The State of Sports Governance – board report with Moore Stephens

The Birkbeck Sports Business Centre, in partnership with Moore Stephens, has just published a report on sport governance in the UK, drawing on research with over 100 board members from 56 sport organisations.

The State of Sports Governance, co-authored by Moore Stephens and Birkbeck Sport Business Centre Directors Dr Geoff Walters and Dr Richard Tacon, was launched on 6 March at the London offices of Moore Stephens. The launch event, attended by more than 50 individuals working in the sport sector, involved speeches by Dr Walters and Dr Tacon, a keynote address by Annamarie Phelps CBE, outgoing Chair of British Rowing and Chair of the recent Cycling Independent Review Panel, and a Q&A session.

The report comes at a significant time for the sport sector. Throughout 2017 and 2018, a number of sport organisations have faced media scrutiny over alleged doping and bullying, with major concerns over safeguarding and athlete welfare. This has led to important questions being asked about the state of sport governance in the UK. Meanwhile, following the new Government sport strategy in 2015, UK Sport and Sport England developed and launched the new UK Code for Sports Governance in December 2016. The Code requires that all funded organisations comply with 58 specific requirements in order to receive public funding – a shift away from the traditional ‘comply-or-explain’ approach seen in other codes and a development that has seen many sport organisations preoccupied with governance issues.

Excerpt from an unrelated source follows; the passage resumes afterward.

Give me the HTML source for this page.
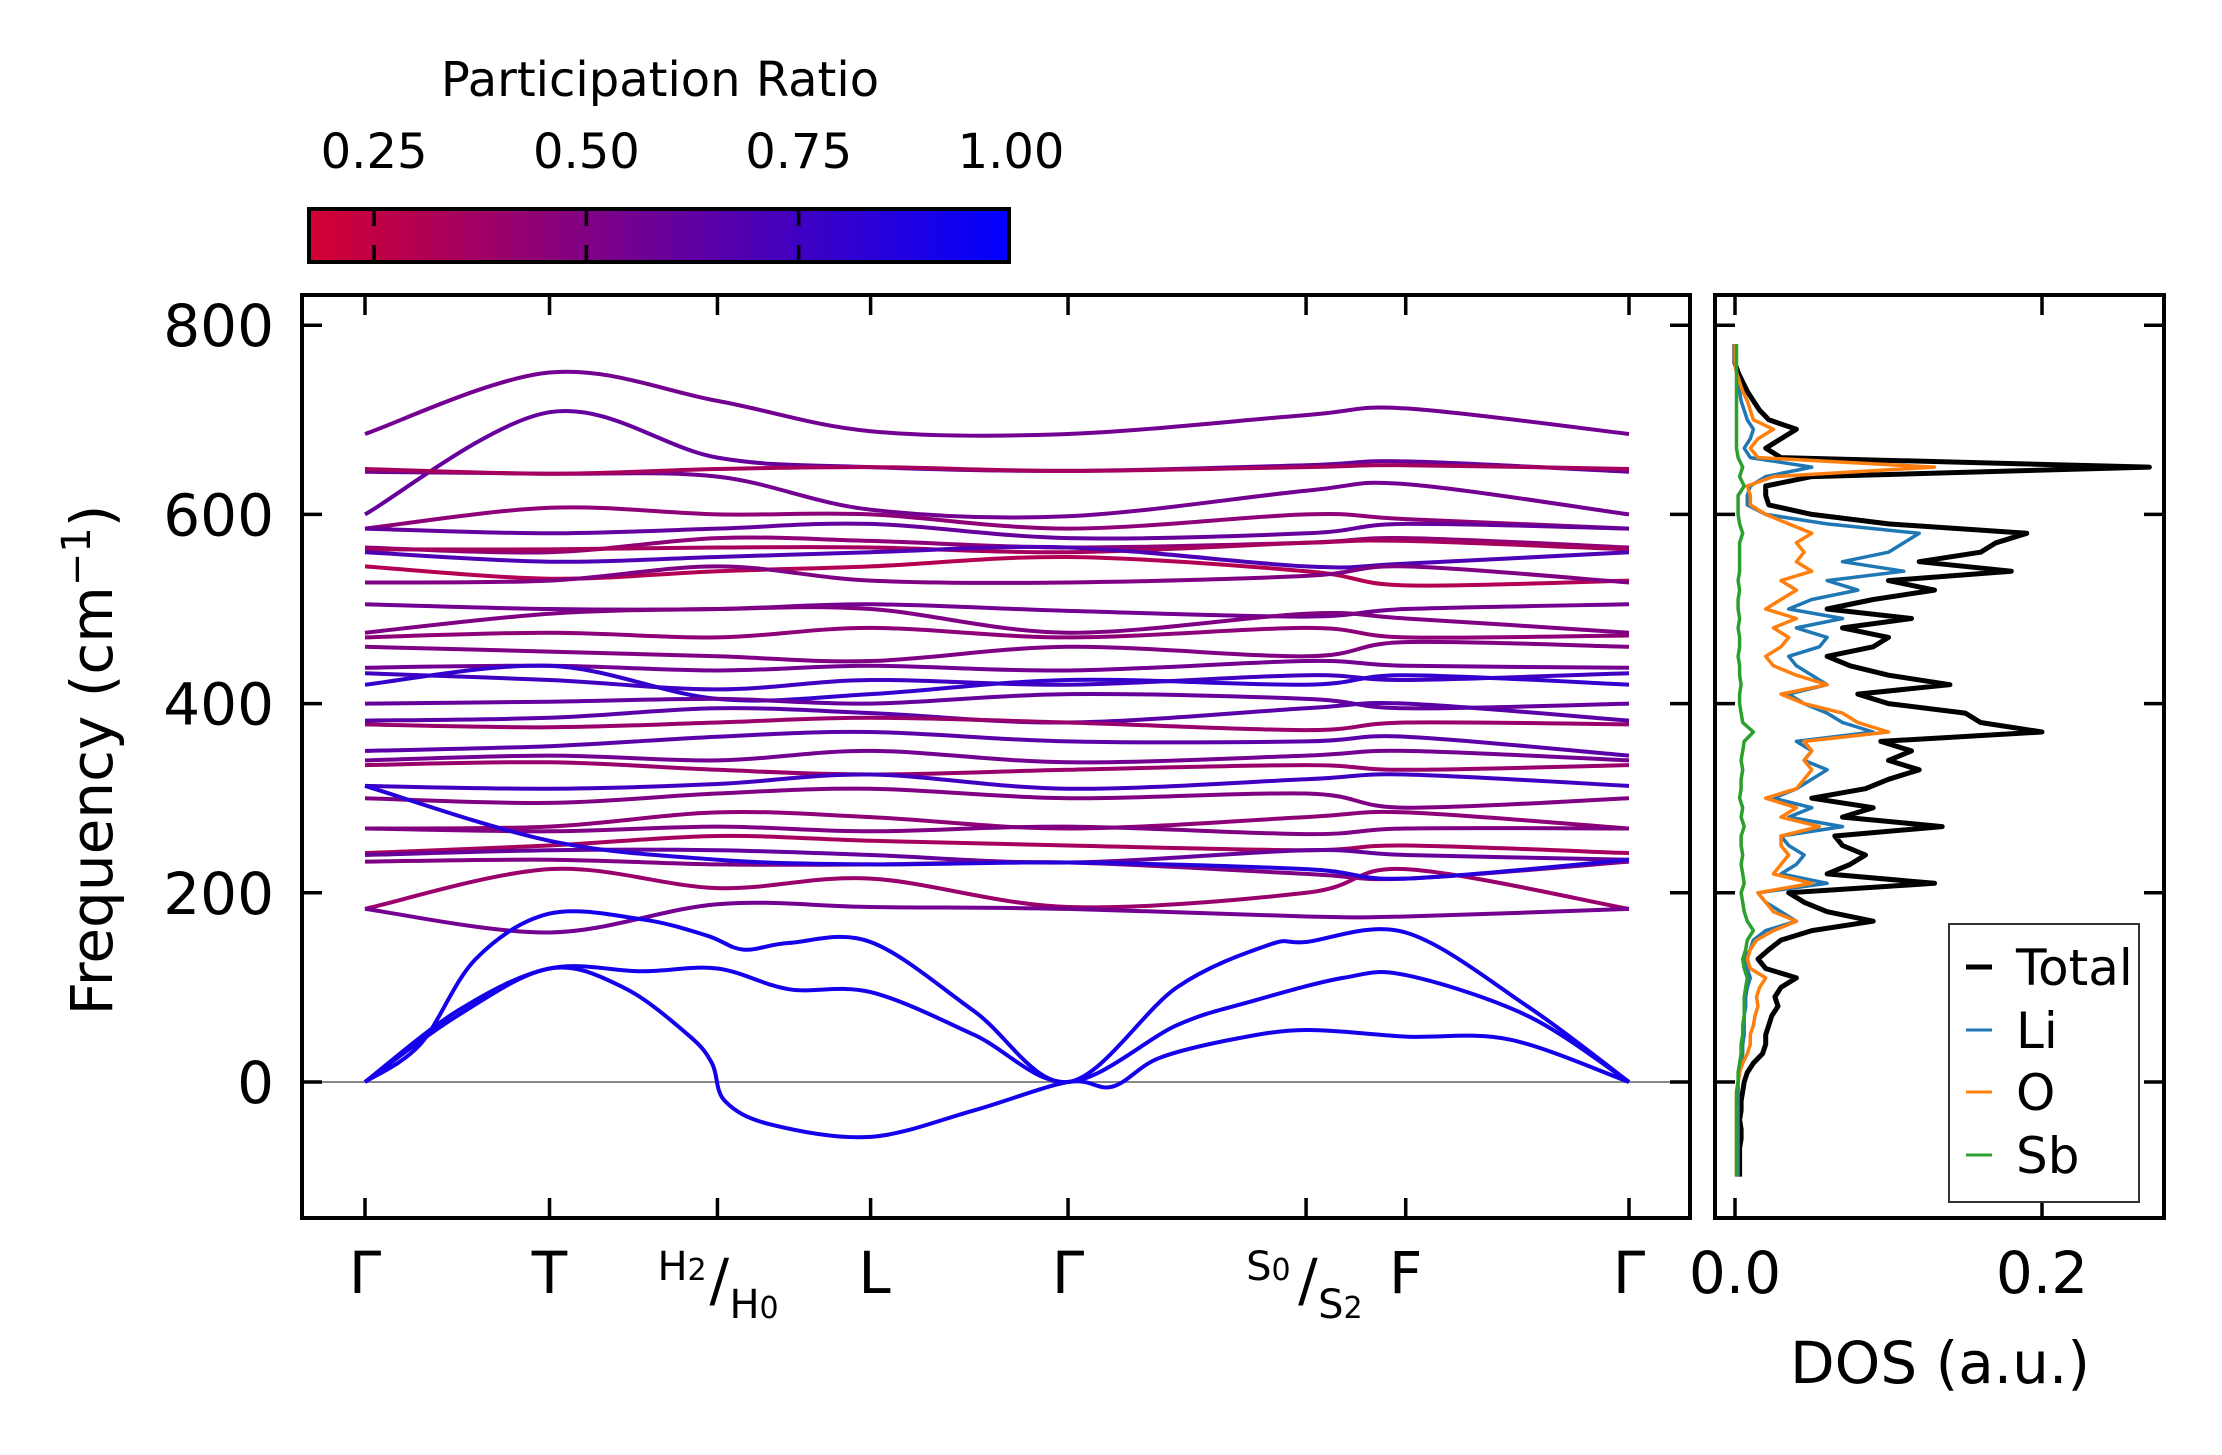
<!DOCTYPE html>
<html><head><meta charset="utf-8"><style>
html,body{margin:0;padding:0;background:#fff}
svg{display:block;font-family:"DejaVu Sans","Liberation Sans",sans-serif}
</style></head><body>
<svg id="chart" width="2222" height="1455" viewBox="0 0 2222 1455" xmlns="http://www.w3.org/2000/svg">
<defs>
<linearGradient id="cbgrad" x1="0" x2="1" y1="0" y2="0">
<stop offset="0" stop-color="rgb(212,0,50)"/>
<stop offset="1" stop-color="rgb(0,0,255)"/>
</linearGradient>
<clipPath id="mainclip"><rect x="302" y="295" width="1388" height="923"/></clipPath>
<clipPath id="dosclip"><rect x="1715" y="295" width="449" height="923"/></clipPath>
</defs>
<g id="colorbar">
<text x="660" y="96" font-size="48" text-anchor="middle">Participation Ratio</text>
<rect x="309" y="209" width="700" height="53" fill="url(#cbgrad)" stroke="#000" stroke-width="4"/>
</g>
<g id="bands" clip-path="url(#mainclip)"></g>
<g id="dos" clip-path="url(#dosclip)"></g>
<g id="axes"></g>
<text transform="translate(112,760) rotate(-90)" font-size="58" text-anchor="middle">Frequency (cm<tspan dy="-22" font-size="40">−1</tspan><tspan dy="22">)</tspan></text>
<text x="1940" y="1383" font-size="58" text-anchor="middle">DOS (a.u.)</text>
<g>
<rect x="1949" y="924" width="190" height="278" fill="#fff" stroke="#333" stroke-width="2"/>
<line x1="1966" y1="967" x2="1992" y2="967" stroke="#000" stroke-width="5"/>
<text x="2016" y="985" font-size="50">Total</text>
<line x1="1966" y1="1030" x2="1992" y2="1030" stroke="#1f77b4" stroke-width="3"/>
<text x="2016" y="1048" font-size="50">Li</text>
<line x1="1966" y1="1092" x2="1992" y2="1092" stroke="#ff7f0e" stroke-width="3"/>
<text x="2016" y="1110" font-size="50">O</text>
<line x1="1966" y1="1155" x2="1992" y2="1155" stroke="#2ca02c" stroke-width="3"/>
<text x="2016" y="1173" font-size="50">Sb</text>
</g>
</svg>
<script>
// ---- data ----
const kLabels = ["Γ","T","H","L","Γ","S","F","Γ"];
const kPos = [0, 1, 1.91, 2.74, 3.81, 5.1, 5.64, 6.85];
const yTicks = [0, 200, 400, 600, 800];
const cbTicks = [0.25, 0.50, 0.75, 1.00];
const cbTickLabels = ["0.25","0.50","0.75","1.00"];
const dosTicks = [0.0, 0.2];
const dosTickLabels = ["0.0","0.2"];
const opticalBands = [
 [685,750,720,688,685,705,712,685],
 [600,708,660,650,646,652,656,645],
 [645,643,640,605,598,625,632,600],
 [648,643,648,650,646,650,652,648],
 [585,607,600,600,585,600,595,585],
 [585,580,585,590,575,580,590,585],
 [565,560,575,572,565,570,575,565],
 [563,563,565,565,560,570,572,563],
 [560,550,555,560,565,545,548,560],
 [545,532,540,545,555,540,525,530],
 [528,530,545,530,528,535,545,528],
 [505,500,500,505,498,492,500,505],
 [475,495,500,500,475,495,490,475],
 [470,475,470,480,470,480,470,472],
 [460,455,450,445,460,450,465,460],
 [438,440,435,440,435,445,440,438],
 [432,425,415,425,420,430,425,432],
 [420,440,405,410,425,420,430,420],
 [400,402,405,400,410,405,395,400],
 [382,385,395,390,380,395,400,382],
 [378,375,380,385,380,372,380,378],
 [350,355,365,370,360,360,365,345],
 [340,345,340,350,338,345,350,340],
 [335,338,330,325,330,335,330,335],
 [313,310,315,325,310,320,325,313],
 [300,295,305,310,300,305,290,300],
 [268,270,285,280,268,280,285,268],
 [268,265,270,265,270,262,268,268],
 [242,250,260,255,250,245,250,242],
 [240,245,245,240,232,245,240,235],
 [233,235,230,230,232,220,215,233],
 [183,225,205,215,185,200,225,183],
 [183,158,188,185,183,175,175,183],
 [313,255,235,230,232,225,215,235]
];
const opticalPR = [.55,.6,.55,.35,.45,.6,.45,.35,.7,.3,.5,.55,.5,.45,.5,.55,.75,.8,.6,.65,.4,.65,.55,.4,.75,.5,.45,.5,.35,.6,.5,.4,.55,.85];
const acoustic1Q = [0,0.5,1,1.4,1.75,1.88,1.95,2.2,2.74,3.3,3.81,4.05,4.3,4.7,5.1,5.64,6.2,6.85];
const acoustic1F = [0,70,120,100,50,20,-20,-45,-58,-30,0,-5,25,45,55,48,45,0];
const acoustic2Q = [0,0.5,1,1.5,1.91,2.3,2.74,3.3,3.81,4.4,4.8,5.3,5.64,6.3,6.85];
const acoustic2F = [0,75,120,117,120,98,95,50,0,60,85,110,113,70,0];
const acoustic3Q = [0,0.3,0.6,1,1.5,1.85,2.05,2.3,2.74,3.3,3.81,4.4,4.9,5.1,5.64,6.3,6.85];
const acoustic3F = [0,40,130,178,172,155,140,147,148,75,0,100,145,148,158,80,0];
const dosTotal = [.003,.003,.003,.003,.004,.004,.003,.004,.004,.005,
 .006,.008,.012,.018,.02,.02,.022,.024,.028,.026,
 .03,.04,.02,.015,.022,.03,.05,.09,.06,.045,
 .035,.13,.06,.075,.085,.07,.065,.135,.07,.09,
 .05,.085,.1,.12,.1,.115,.095,.2,.16,.15,
 .1,.08,.14,.1,.075,.06,.09,.1,.07,.115,
 .06,.09,.13,.1,.18,.12,.16,.17,.19,.1,
 .05,.022,.02,.02,.05,.27,.03,.02,.03,.04,
 .022,.016,.012,.008,.005,.002,0,0,0];
const dosLi = [.002,.002,.002,.002,.002,.002,.002,.002,.002,.002,
 .002,.003,.004,.005,.005,.006,.006,.006,.007,.007,
 .008,.01,.008,.006,.01,.012,.02,.04,.03,.02,
 .015,.06,.03,.04,.045,.035,.03,.07,.035,.05,
 .025,.04,.05,.06,.045,.05,.04,.09,.07,.06,
 .045,.035,.06,.05,.04,.035,.055,.06,.04,.07,
 .035,.05,.08,.06,.11,.07,.1,.11,.12,.06,
 .02,.008,.008,.01,.02,.05,.01,.006,.01,.012,
 .008,.006,.004,.003,.002,.001,0,0,0];
const dosO = [.001,.001,.001,.001,.001,.001,.001,.001,.001,.001,
 .002,.003,.005,.008,.01,.01,.012,.013,.015,.014,
 .016,.02,.01,.008,.01,.014,.025,.04,.025,.02,
 .015,.05,.025,.03,.035,.03,.03,.055,.03,.04,
 .02,.04,.045,.05,.045,.05,.045,.1,.08,.07,
 .045,.03,.06,.04,.025,.02,.03,.035,.025,.04,
 .02,.03,.04,.03,.05,.04,.045,.04,.05,.035,
 .02,.01,.01,.008,.025,.13,.015,.01,.015,.025,
 .012,.01,.008,.005,.003,.001,0,0,0];
const dosSb = [.001,.001,.001,.001,.001,.001,.001,.001,.001,.001,
 .002,.002,.003,.004,.004,.005,.005,.006,.006,.006,
 .007,.008,.006,.005,.007,.008,.012,.008,.006,.005,
 .004,.006,.005,.004,.005,.004,.004,.006,.004,.005,
 .003,.004,.004,.005,.004,.005,.006,.012,.005,.004,
 .003,.003,.004,.003,.003,.002,.003,.003,.002,.003,
 .002,.002,.003,.002,.003,.003,.003,.003,.005,.003,
 .002,.002,.002,.006,.003,.005,.002,.001,.001,.001,
 .001,.001,.001,.001,.001,.001,.001,.001,.001];
const dosFreqStart = -100, dosFreqStep = 10;

// ---- scales ----
const NS = "http://www.w3.org/2000/svg";
const X0 = 365, X1 = 1629, QMAX = 6.85;
const xq = q => X0 + q * (X1 - X0) / QMAX;
const yf = f => 1082 - f * 0.946;
const xd = v => 1735 + v * 1535;
const cbx = v => 307 + (v - 0.171) * (1011 - 307) / (1 - 0.171);
function prColor(p){ const t = Math.max(0, Math.min(1, (p - 0.171) / (1 - 0.171)));
  return `rgb(${Math.round(212*(1-t))},0,${Math.round(50+205*t)})`; }
function mk(tag, attrs, parent){ const e = document.createElementNS(NS, tag);
  for (const k in attrs) e.setAttribute(k, attrs[k]); parent.appendChild(e); return e; }
function smoothPath(pts){
  let d = `M${pts[0][0].toFixed(1)},${pts[0][1].toFixed(1)}`;
  for (let i = 0; i < pts.length - 1; i++){
    const p0 = pts[Math.max(0,i-1)], p1 = pts[i], p2 = pts[i+1], p3 = pts[Math.min(pts.length-1,i+2)];
    const c1x = p1[0] + (p2[0]-p0[0])/6, c1y = p1[1] + (p2[1]-p0[1])/6;
    const c2x = p2[0] - (p3[0]-p1[0])/6, c2y = p2[1] - (p3[1]-p1[1])/6;
    d += ` C${c1x.toFixed(1)},${c1y.toFixed(1)} ${c2x.toFixed(1)},${c2y.toFixed(1)} ${p2[0].toFixed(1)},${p2[1].toFixed(1)}`;
  }
  return d;
}
const bandsG = document.getElementById('bands');
const dosG = document.getElementById('dos');
const axesG = document.getElementById('axes');

const zl = mk('line', {x1:302, x2:1690, y1:yf(0), y2:yf(0), stroke:'#888', 'stroke-width':2}, bandsG);



opticalBands.forEach((b, i) => {
  const pts = b.map((f, j) => [xq(kPos[j]), yf(f)]);
  const p = mk('path', {d: smoothPath(pts), fill:'none', stroke: prColor(opticalPR[i]), 'stroke-width':4}, bandsG);
  
  
});
[[acoustic1Q, acoustic1F], [acoustic2Q, acoustic2F], [acoustic3Q, acoustic3F]].forEach((a, i) => {
  const pts = a[0].map((q, j) => [xq(q), yf(a[1][j])]);
  const p = mk('path', {d: smoothPath(pts), fill:'none', stroke: prColor(0.92), 'stroke-width':4}, bandsG);
  
  
});

[[dosTotal,'#000',5,'dos-total'],[dosLi,'#1f77b4',3.5,'dos-li'],[dosO,'#ff7f0e',3.5,'dos-o'],[dosSb,'#2ca02c',3.5,'dos-sb']].forEach(s => {
  const pts = s[0].map((v, j) => `${xd(v).toFixed(1)},${yf(dosFreqStart + j*dosFreqStep).toFixed(1)}`).join(' ');
  const pl = mk('polyline', {points: pts, fill:'none', stroke:s[1], 'stroke-width':s[2], 'stroke-linejoin':'round'}, dosG);
  
  
});

const f1 = mk('rect', {x:302, y:295, width:1388, height:923, fill:'none', stroke:'#000', 'stroke-width':4}, axesG);


const f2 = mk('rect', {x:1715, y:295, width:449, height:923, fill:'none', stroke:'#000', 'stroke-width':4}, axesG);



yTicks.forEach(t => {
  const y = yf(t);
  [[302,322],[1670,1690],[1715,1735],[2144,2164]].forEach(s => {
    const l = mk('line', {x1:s[0], x2:s[1], y1:y, y2:y, stroke:'#000', 'stroke-width':3.5}, axesG);
    
    
  });
  const tx = mk('text', {x:274, y:y+21, 'font-size':58, 'text-anchor':'end'}, axesG);
  tx.textContent = String(t);
  
  
});
kPos.forEach((q, i) => {
  const x = xq(q);
  [[295,315],[1198,1218]].forEach(s => {
    const l = mk('line', {x1:x, x2:x, y1:s[0], y2:s[1], stroke:'#000', 'stroke-width':3.5}, axesG);
    
    
  });
});
function kText(x, content, name){
  const t = mk('text', {x:x, y:1293, 'font-size':58, 'text-anchor':'middle'}, axesG);
  t.textContent = content;
  
  
}
[0,1,3,4,6,7].forEach(i => kText(xq(kPos[i]) + (kLabels[i]==='L'?4:0), kLabels[i], 'k-label-' + kLabels[i]));
function combo(xc, a, as, b, bs, name){
  const g = mk('g', {}, axesG);
  
  
  const t1 = mk('text', {x:xc-60, y:1280, 'font-size':40}, g);
  t1.innerHTML = a + '<tspan font-size="30">' + as + '</tspan>';
  const t2 = mk('text', {x:xc-8, y:1300, 'font-size':58}, g); t2.textContent = '/';
  const t3 = mk('text', {x:xc+12, y:1318, 'font-size':40}, g);
  t3.innerHTML = b + '<tspan font-size="30">' + bs + '</tspan>';
}
combo(xq(kPos[2]), 'H', '2', 'H', '0', 'k-label-H2-H0');
combo(xq(kPos[5]), 'S', '0', 'S', '2', 'k-label-S0-S2');
dosTicks.forEach((v, i) => {
  const x = xd(v);
  [[295,315],[1198,1218]].forEach(s => {
    const l = mk('line', {x1:x, x2:x, y1:s[0], y2:s[1], stroke:'#000', 'stroke-width':3.5}, axesG);
    
    
  });
  const t = mk('text', {x:x, y:1293, 'font-size':58, 'text-anchor':'middle'}, axesG);
  t.textContent = dosTickLabels[i];
  
  
});
const cbG = document.getElementById('colorbar');
cbTicks.forEach((v, i) => {
  const x = cbx(v);
  if (v < 0.999){
    [[209,226],[245,262]].forEach(s => {
      const l = mk('line', {x1:x, x2:x, y1:s[0], y2:s[1], stroke:'#000', 'stroke-width':3.5}, cbG);
      
      
    });
  }
  const t = mk('text', {x:x, y:168, 'font-size':48, 'text-anchor':'middle'}, cbG);
  t.textContent = cbTickLabels[i];
  
  
});
</script>
</body></html>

The State of Sports Governance provides insight into key areas of sport governance in the UK. It reveals that many boards are complying with specific Code requirements around board size and gender diversity. However, it also demonstrates the relative lack of diversity on sport boards: on average, only 4% of board members are from BAME backgrounds and only 3% identify as disabled. Importantly, the research drew directly on the views of board members currently involved, focusing on how they feel their boards are performing, what is working well and what challenges they face. 33% felt that the Code would require significant changes to governance practices and a further 63% felt it would require at least minor changes. Less than 40% of board members have received training in key risk areas, including culture and behaviours, while only 55% agreed that the boards have a culture of ownership and responsibility, set by the board and communicated across the organisation.

The findings of this report contribute to ongoing discussions on the role of the board in leading and improving the performance of sport organisations. The report also demonstrates that the Birkbeck Sport Business Centre is at the forefront of research into board governance in the sport sector in the UK and that it continues to contribute to debate and to policy within the sector.